The self-attention mechanism computes three vectors for each input token:

  • Query (Q): What information this token is looking for
  • Key (K): What information this token contains
  • Value (V): The actual information this token provides

The attention score between tokens is calculated by taking the dot product of queries and keys, then applying softmax normalization. These scores weight the values to produce the final output.

Multi-Head Attention

Rather than using a single attention mechanism, transformers employ multi-head attention. This creates multiple parallel attention "heads," each learning different types of relationships:

  • Syntactic relationships (subject-verb agreement)
  • Semantic relationships (word meanings and contexts)
  • Positional relationships (word order and dependencies)
  • Long-range dependencies (connections across distant tokens)

Each head operates independently, and their outputs are concatenated and linearly transformed to produce the final attention output.

Positional Encoding

Since transformers process all positions simultaneously, they need explicit position information.
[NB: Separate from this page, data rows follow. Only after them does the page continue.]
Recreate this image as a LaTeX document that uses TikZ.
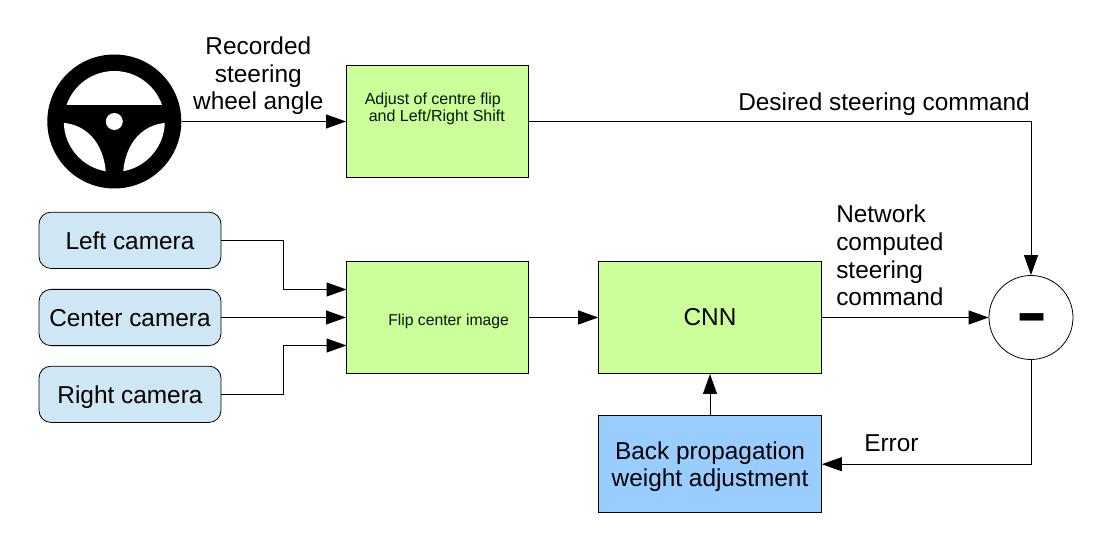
\documentclass[tikz,border=0pt]{standalone}
\usepackage{fontspec}
\setmainfont{Liberation Sans}
\usetikzlibrary{arrows.meta}
\definecolor{boxgreen}{HTML}{CCFF99}
\definecolor{boxblue}{HTML}{99CCFF}
\definecolor{camblue}{HTML}{CFE7F5}
\tikzset{
  x=0.75pt,y=-0.75pt,
  big/.style={font=\fontsize{18.3}{20.8}\selectfont,inner sep=0pt,align=#1},
  big/.default=center,
  small/.style={font=\fontsize{12}{12.9}\selectfont,inner sep=0pt,text=black!90!green,align=left},
  block/.style={draw=black,line width=0.75pt,fill=#1,minimum width=136.5pt,minimum height=84pt,inner sep=0pt,font=\fontsize{18.3}{20.4}\selectfont,align=center},
  camera/.style={draw=black,line width=0.6pt,fill=camblue,rounded corners=9pt,minimum width=136.5pt,minimum height=42.2pt,inner sep=0pt,font=\fontsize{18.3}{20.6}\selectfont,text height=13.7pt,text depth=0pt},
  wire/.style={draw=black,line width=0.75pt,-{Triangle[length=15pt,width=10.5pt]}},
}
\begin{document}
\begin{tikzpicture}
\useasboundingbox (0,0) rectangle (1093,541);
% steering wheel
\node[circle,fill=black,draw=none,minimum size=100.5pt,inner sep=0pt] (wheel) at (114.3,121.5) {};
\begin{scope}
  \clip (114.3,121.5) circle[radius=50.5];
  \fill[white] (50,50) rectangle (180,105.3);
  \fill[white] (60,122.5) .. controls (92,124) and (105,150) .. (106,175) -- (50,190) -- (50,122.5) -- cycle;
  \fill[white] (169,122.5) .. controls (137,124) and (124,150) .. (123,175) -- (180,190) -- (180,122.5) -- cycle;
\end{scope}
\fill[white] (114.3,121.5) circle[radius=8.5];
% blocks
\node[block=boxgreen] (adjust) at (437.5,121.5) {};
\node[block=boxgreen] (flip) at (437.5,317.5) {};
\node[block=boxgreen,minimum width=167pt] (cnn) at (710,317.5) {CNN};
\node[block=boxblue,minimum width=167pt,minimum height=72.7pt] (back) at (710,464.2) {\rule{0pt}{17pt}Back propagation\\weight adjustment};
\node[camera] (left) at (130,240.3) {Left camera};
\node[camera] (center) at (130,317.5) {Center camera};
\node[camera] (right) at (130,394.3) {Right camera};
\node[circle,draw=black,line width=0.6pt,fill=white,minimum size=63pt,inner sep=0pt] (minus) at (1031,317.5) {};
\node[inner sep=0pt,font=\bfseries\fontsize{36}{36}\selectfont] (minussign) at (1032,323.5) {\scalebox{1.95}[1.3]{-}};
% small block labels
\node[small,anchor=north west] (adjusttext) at (364.5,92.5) {Adjust of centre flip\\\hspace*{3pt}and Left/Right Shift};
\node[small,font=\fontsize{11.8}{13}\selectfont,anchor=west] (fliptext) at (388,321.5) {Flip center image};
% free labels
\node[big] (recorded) at (258.3,75.8) {Recorded\\steering\\wheel angle};
\node[big,anchor=base west] (desired) at (738,110.5) {Desired steering command};
\node[big=left,anchor=west] (network) at (836,255.5) {Network\\computed\\steering\\command};
\node[big,anchor=base west] (error) at (864,452) {Error};
% connectors
\draw[wire] (wheel.east) -- (adjust.west);
\draw[wire] (adjust.east) -| (minus.north);
\coordinate (la) at (346.5,289.5);
\coordinate (ra) at (346.5,345.5);
\coordinate (lb) at (283.7,240.3);
\coordinate (rb) at (283.7,394.3);
\draw[wire] (left.east) -- (lb) |- (la);
\draw[wire] (center.east) -- (flip.west);
\draw[wire] (right.east) -- (rb) |- (ra);
\draw[wire] (flip.east) -- (cnn.west);
\draw[wire] (cnn.east) -- (minus.west);
\draw[wire] (minus.south) |- (back.east);
\draw[wire] (back.north) -- (cnn.south);
\end{tikzpicture}
\end{document}
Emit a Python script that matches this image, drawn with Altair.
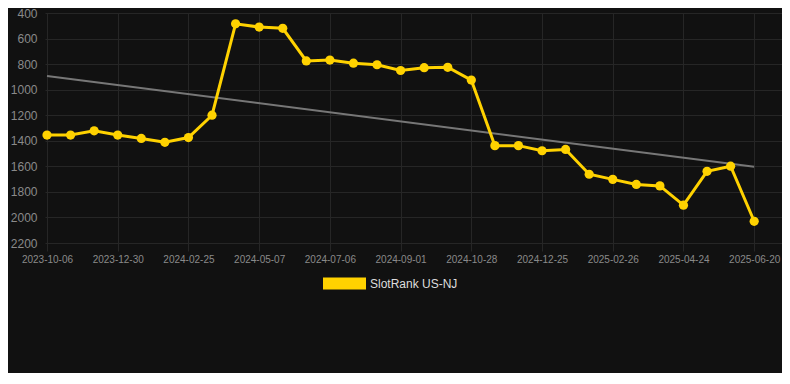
import altair as alt
import pandas as pd

tick_labels = ["2023-10-06", "2023-12-30", "2024-02-25", "2024-05-07", "2024-07-06",
               "2024-09-01", "2024-10-28", "2024-12-25", "2025-02-26", "2025-04-24",
               "2025-06-20"]
ranks = [1355, 1355, 1322, 1355, 1382, 1412, 1375, 1200, 485, 510, 520,
         775, 768, 793, 805, 850, 828, 825, 925, 1438, 1438, 1478, 1468,
         1662, 1702, 1742, 1753, 1904, 1639, 1599, 2030]
y_ticks = [400, 600, 800, 1000, 1200, 1400, 1600, 1800, 2000, 2200]
series_name = "SlotRank US-NJ"

YELLOW = "#FFD200"
GRID = "#262626"
LABEL = "#8a8a8a"
BG = "#111111"
FONT = "Liberation Sans"

df = pd.DataFrame({"i": list(range(len(ranks))), "rank": ranks, "series": series_name})

label_js = "[" + ",".join(f"'{t}'" for t in tick_labels) + "]"

x_enc = alt.X(
    "i:Q",
    scale=alt.Scale(domain=[-0.085, 31.18], nice=False, zero=False),
    axis=alt.Axis(
        values=list(range(0, len(ranks), 3)),
        labelExpr=f"{label_js}[round(datum.value / 3)]",
        title=None, domain=False, ticks=True, tickSize=8, tickColor=GRID,
        grid=True, gridColor=GRID, gridWidth=1,
        labelColor=LABEL, labelFontSize=10, labelFont=FONT, labelPadding=3,
        labelAngle=0,
    ),
)
y_enc = alt.Y(
    "rank:Q",
    scale=alt.Scale(domain=[400, 2200], reverse=True, nice=False, zero=False),
    axis=alt.Axis(
        values=y_ticks, format="d", title=None, domain=False, ticks=False,
        grid=True, gridColor=GRID, gridWidth=1,
        labelColor=LABEL, labelFontSize=12, labelFont=FONT, labelPadding=8,
    ),
)

base = alt.Chart(df)

trend = base.transform_regression("i", "rank", extent=[0, len(ranks) - 1]).mark_line(
    color="#777777", strokeWidth=2
).encode(x=x_enc, y=y_enc)

line = base.mark_line(color=YELLOW, strokeWidth=3).encode(x=x_enc, y=y_enc)

points = base.mark_circle(size=85, opacity=1).encode(
    x=x_enc,
    y=y_enc,
    color=alt.Color(
        "series:N",
        scale=alt.Scale(domain=[series_name], range=[YELLOW]),
        legend=alt.Legend(
            title=None, orient="none", legendX=278, legendY=249,
            symbolType="M-1,-0.28h2v0.56h-2z", symbolSize=1849,
            symbolStrokeWidth=0, symbolOpacity=1,
            labelColor="#dddddd", labelFontSize=12, labelFont=FONT,
            labelOffset=4, padding=0,
        ),
    ),
)

chart = alt.layer(trend, line, points).properties(
    width=737, height=230,
    background=BG,
    padding={"left": 37, "top": 5, "right": 0, "bottom": 130},
    autosize=alt.AutoSizeParams(type="none"),
).configure_view(stroke=None)

chart.save("out.html", embed_options={"renderer": "svg", "actions": False})
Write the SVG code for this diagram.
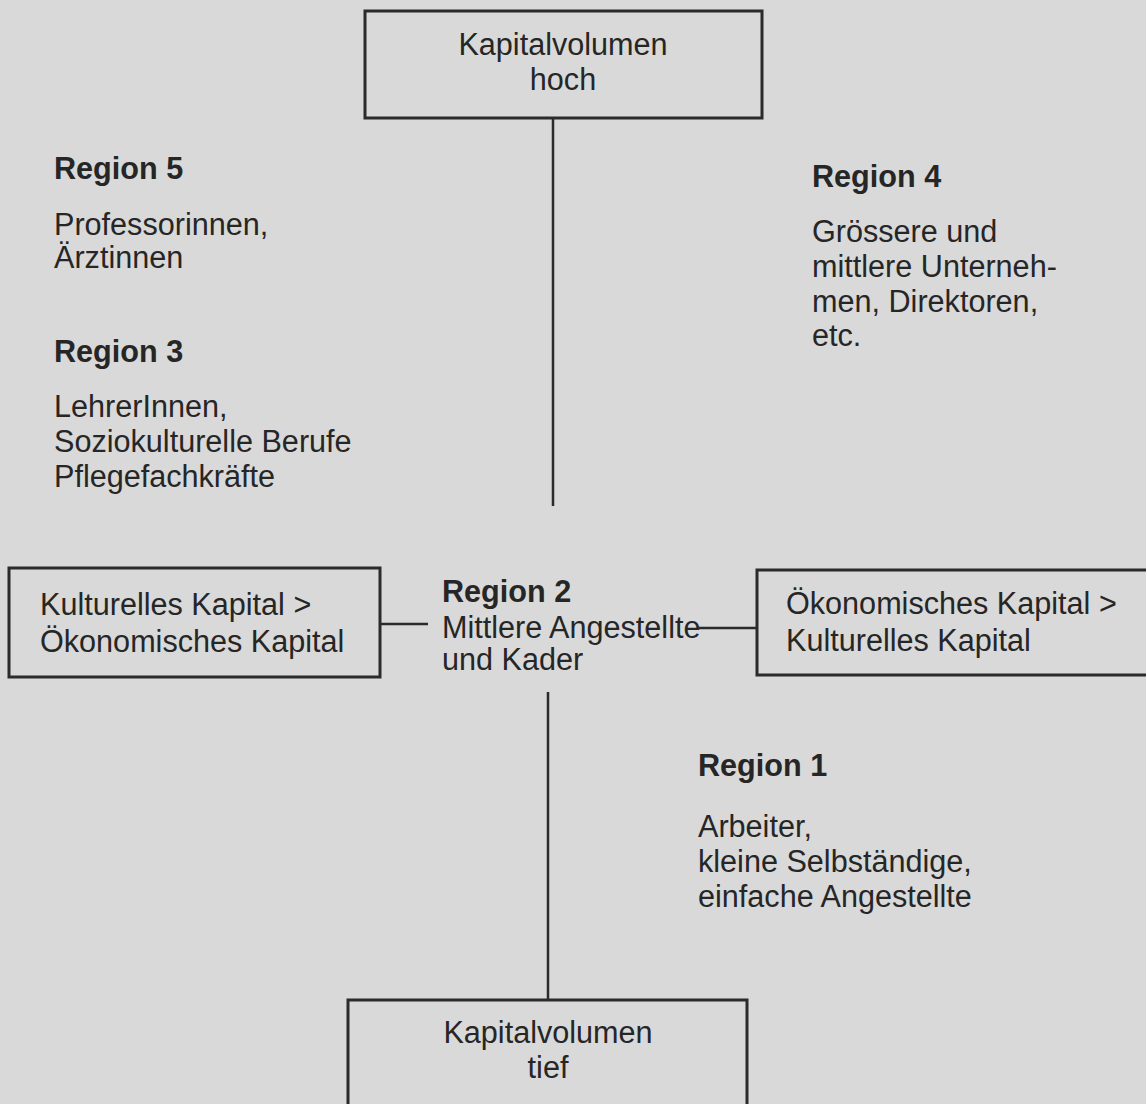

The original paper uses sinusoidal positional encodings:

  • Even dimensions: sin(pos/10000^(2i/d_model))
  • Odd dimensions: cos(pos/10000^(2i/d_model))

This encoding allows the model to learn relative positions and handle sequences longer than those seen during training.

The Complete Architecture

Encoder Stack

The encoder consists of six identical layers, each containing:

  1. Multi-head self-attention - Allows each position to attend to all positions in the input
  2. Position-wise feed-forward network - Applies transformations to each position independently
  3. Residual connections - Add input to output of each sub-layer
  4. Layer normalization - Stabilizes training and improves convergence

Decoder Stack

The decoder also has six layers with additional components:

  1. Masked self-attention - Prevents looking at future positions during training
  2. Encoder-decoder attention - Attends to encoder outputs
  3. Feed-forward networks and normalization - Same as encoder

Training and Optimization

Parallelization Benefits

Unlike RNNs, transformers can process all positions simultaneously during training, leading to:

  • Significantly faster training times
  • Better GPU utilization
  • More efficient batch processing
  • Easier scaling to larger datasets

Computational Complexity

The self-attention mechanism has O(n²) complexity with respect to sequence length, making it computationally expensive for very long sequences. However, this is often offset by the parallelization benefits.

Key Advantages

1. Global Context

Every token can directly access information from every other token in a single step, enabling better understanding of long-range dependencies.

2. Interpretability

Attention weights provide interpretable insights into which parts of the input the model considers important for each prediction.

3. Transfer Learning

Pre-trained transformer models can be fine-tuned for various downstream tasks, leading to significant performance improvements with less task-specific data.

Practical Considerations

Memory Requirements

The attention matrix grows quadratically with sequence length, requiring careful memory management for long sequences. Techniques like gradient checkpointing and efficient attention implementations help address this.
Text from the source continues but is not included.